* EXTRACTED MATERIAL
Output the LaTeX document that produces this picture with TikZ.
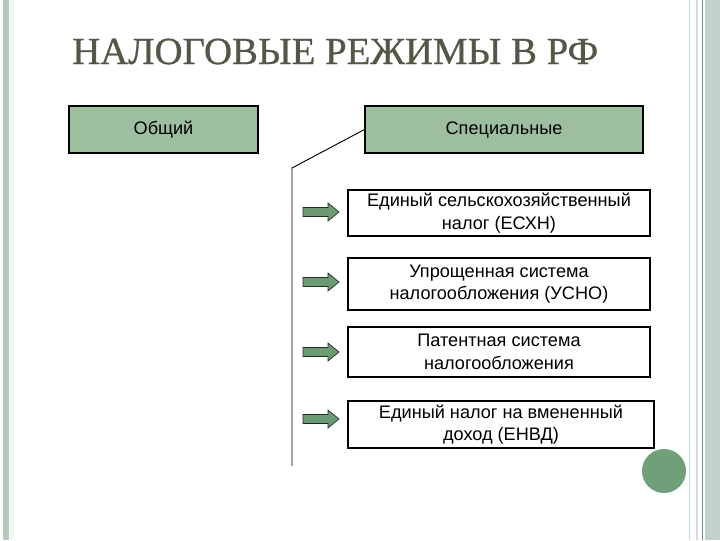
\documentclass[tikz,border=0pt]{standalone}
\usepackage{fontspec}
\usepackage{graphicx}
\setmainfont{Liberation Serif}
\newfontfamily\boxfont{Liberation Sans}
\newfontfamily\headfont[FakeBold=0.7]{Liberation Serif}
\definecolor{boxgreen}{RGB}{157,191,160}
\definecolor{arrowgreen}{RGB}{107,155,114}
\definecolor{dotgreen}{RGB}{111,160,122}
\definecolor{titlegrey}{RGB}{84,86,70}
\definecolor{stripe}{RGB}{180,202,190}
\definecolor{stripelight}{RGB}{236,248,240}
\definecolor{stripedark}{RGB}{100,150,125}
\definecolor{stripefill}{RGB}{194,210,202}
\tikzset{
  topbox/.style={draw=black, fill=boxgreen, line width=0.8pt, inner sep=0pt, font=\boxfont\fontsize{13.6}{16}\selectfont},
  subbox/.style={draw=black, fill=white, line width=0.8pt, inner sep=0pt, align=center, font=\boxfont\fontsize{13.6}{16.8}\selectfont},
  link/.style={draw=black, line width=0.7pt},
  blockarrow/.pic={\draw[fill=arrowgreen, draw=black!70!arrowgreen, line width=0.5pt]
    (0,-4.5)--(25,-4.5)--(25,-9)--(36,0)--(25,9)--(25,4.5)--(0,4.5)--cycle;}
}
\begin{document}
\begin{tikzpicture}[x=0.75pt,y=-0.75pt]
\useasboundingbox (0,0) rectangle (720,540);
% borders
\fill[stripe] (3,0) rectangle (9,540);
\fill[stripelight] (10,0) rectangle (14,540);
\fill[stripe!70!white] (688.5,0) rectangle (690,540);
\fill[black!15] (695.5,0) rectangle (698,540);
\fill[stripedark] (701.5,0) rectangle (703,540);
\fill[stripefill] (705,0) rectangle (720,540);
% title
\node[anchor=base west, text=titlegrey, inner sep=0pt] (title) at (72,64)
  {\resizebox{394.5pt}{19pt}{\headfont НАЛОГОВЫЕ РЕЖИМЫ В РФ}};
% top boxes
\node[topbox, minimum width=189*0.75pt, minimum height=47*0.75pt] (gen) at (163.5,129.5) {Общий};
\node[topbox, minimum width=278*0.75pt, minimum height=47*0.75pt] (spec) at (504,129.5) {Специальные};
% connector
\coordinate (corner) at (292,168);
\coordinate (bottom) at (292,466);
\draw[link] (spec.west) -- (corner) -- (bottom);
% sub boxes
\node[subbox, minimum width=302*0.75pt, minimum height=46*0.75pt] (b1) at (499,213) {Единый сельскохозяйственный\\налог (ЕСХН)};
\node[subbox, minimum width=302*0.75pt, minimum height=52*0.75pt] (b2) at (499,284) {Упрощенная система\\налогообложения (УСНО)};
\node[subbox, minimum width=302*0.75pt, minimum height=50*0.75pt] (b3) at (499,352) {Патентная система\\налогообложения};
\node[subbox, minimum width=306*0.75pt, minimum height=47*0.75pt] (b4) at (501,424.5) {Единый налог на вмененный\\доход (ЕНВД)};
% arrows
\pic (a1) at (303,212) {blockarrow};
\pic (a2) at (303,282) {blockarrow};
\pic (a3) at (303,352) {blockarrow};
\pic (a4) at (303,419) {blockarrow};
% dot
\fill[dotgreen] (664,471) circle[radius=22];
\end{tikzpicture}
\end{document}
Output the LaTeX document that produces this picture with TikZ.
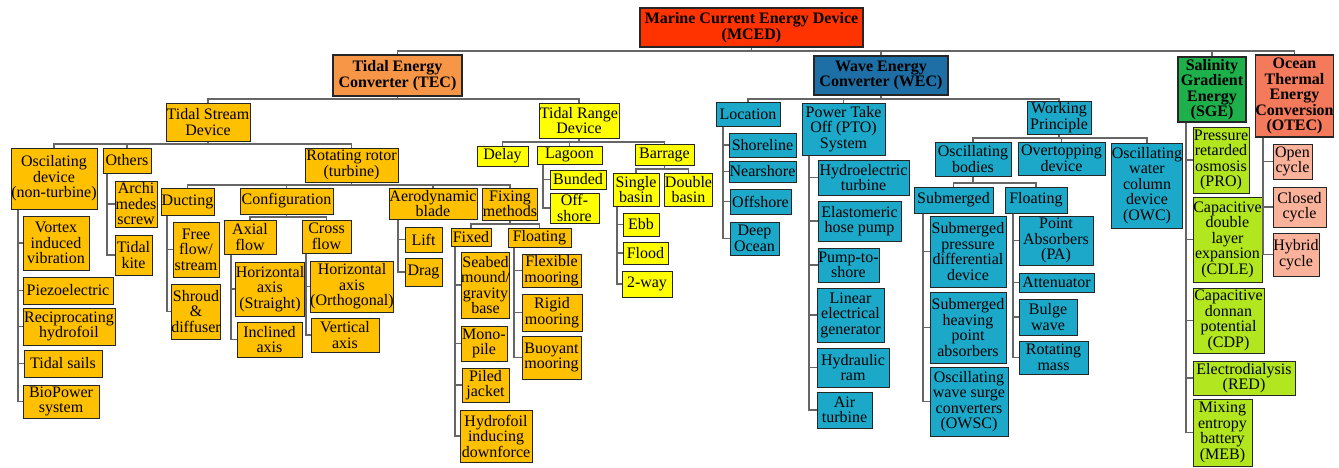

* WHAT IS BEING ASKED
Every entry must be written out exactly, with all pictures left out.

* OUTPUT OF THE TASK
Output the LaTeX document that produces this picture with TikZ.
\documentclass[tikz,border=0pt]{standalone}
\usepackage{fontspec}
\usepackage{graphicx}
\setmainfont{Liberation Serif}
\newfontfamily\boxfont{Liberation Sans}
\newfontfamily\headfont[FakeBold=0.7]{Liberation Serif}
\definecolor{boxgreen}{RGB}{157,191,160}
\definecolor{arrowgreen}{RGB}{107,155,114}
\definecolor{dotgreen}{RGB}{111,160,122}
\definecolor{titlegrey}{RGB}{84,86,70}
\definecolor{stripe}{RGB}{180,202,190}
\definecolor{stripelight}{RGB}{236,248,240}
\definecolor{stripedark}{RGB}{100,150,125}
\definecolor{stripefill}{RGB}{194,210,202}
\tikzset{
  topbox/.style={draw=black, fill=boxgreen, line width=0.8pt, inner sep=0pt, font=\boxfont\fontsize{13.6}{16}\selectfont},
  subbox/.style={draw=black, fill=white, line width=0.8pt, inner sep=0pt, align=center, font=\boxfont\fontsize{13.6}{16.8}\selectfont},
  link/.style={draw=black, line width=0.7pt},
  blockarrow/.pic={\draw[fill=arrowgreen, draw=black!70!arrowgreen, line width=0.5pt]
    (0,-4.5)--(25,-4.5)--(25,-9)--(36,0)--(25,9)--(25,4.5)--(0,4.5)--cycle;}
}
\begin{document}
\begin{tikzpicture}[x=0.75pt,y=-0.75pt]
\useasboundingbox (0,0) rectangle (720,540);
% borders
\fill[stripe] (3,0) rectangle (9,540);
\fill[stripelight] (10,0) rectangle (14,540);
\fill[stripe!70!white] (688.5,0) rectangle (690,540);
\fill[black!15] (695.5,0) rectangle (698,540);
\fill[stripedark] (701.5,0) rectangle (703,540);
\fill[stripefill] (705,0) rectangle (720,540);
% title
\node[anchor=base west, text=titlegrey, inner sep=0pt] (title) at (72,64)
  {\resizebox{394.5pt}{19pt}{\headfont НАЛОГОВЫЕ РЕЖИМЫ В РФ}};
% top boxes
\node[topbox, minimum width=189*0.75pt, minimum height=47*0.75pt] (gen) at (163.5,129.5) {Общий};
\node[topbox, minimum width=278*0.75pt, minimum height=47*0.75pt] (spec) at (504,129.5) {Специальные};
% connector
\coordinate (corner) at (292,168);
\coordinate (bottom) at (292,466);
\draw[link] (spec.west) -- (corner) -- (bottom);
% sub boxes
\node[subbox, minimum width=302*0.75pt, minimum height=46*0.75pt] (b1) at (499,213) {Единый сельскохозяйственный\\налог (ЕСХН)};
\node[subbox, minimum width=302*0.75pt, minimum height=52*0.75pt] (b2) at (499,284) {Упрощенная система\\налогообложения (УСНО)};
\node[subbox, minimum width=302*0.75pt, minimum height=50*0.75pt] (b3) at (499,352) {Патентная система\\налогообложения};
\node[subbox, minimum width=306*0.75pt, minimum height=47*0.75pt] (b4) at (501,424.5) {Единый налог на вмененный\\доход (ЕНВД)};
% arrows
\pic (a1) at (303,212) {blockarrow};
\pic (a2) at (303,282) {blockarrow};
\pic (a3) at (303,352) {blockarrow};
\pic (a4) at (303,419) {blockarrow};
% dot
\fill[dotgreen] (664,471) circle[radius=22];
\end{tikzpicture}
\end{document}
Output the LaTeX document that produces this picture with TikZ.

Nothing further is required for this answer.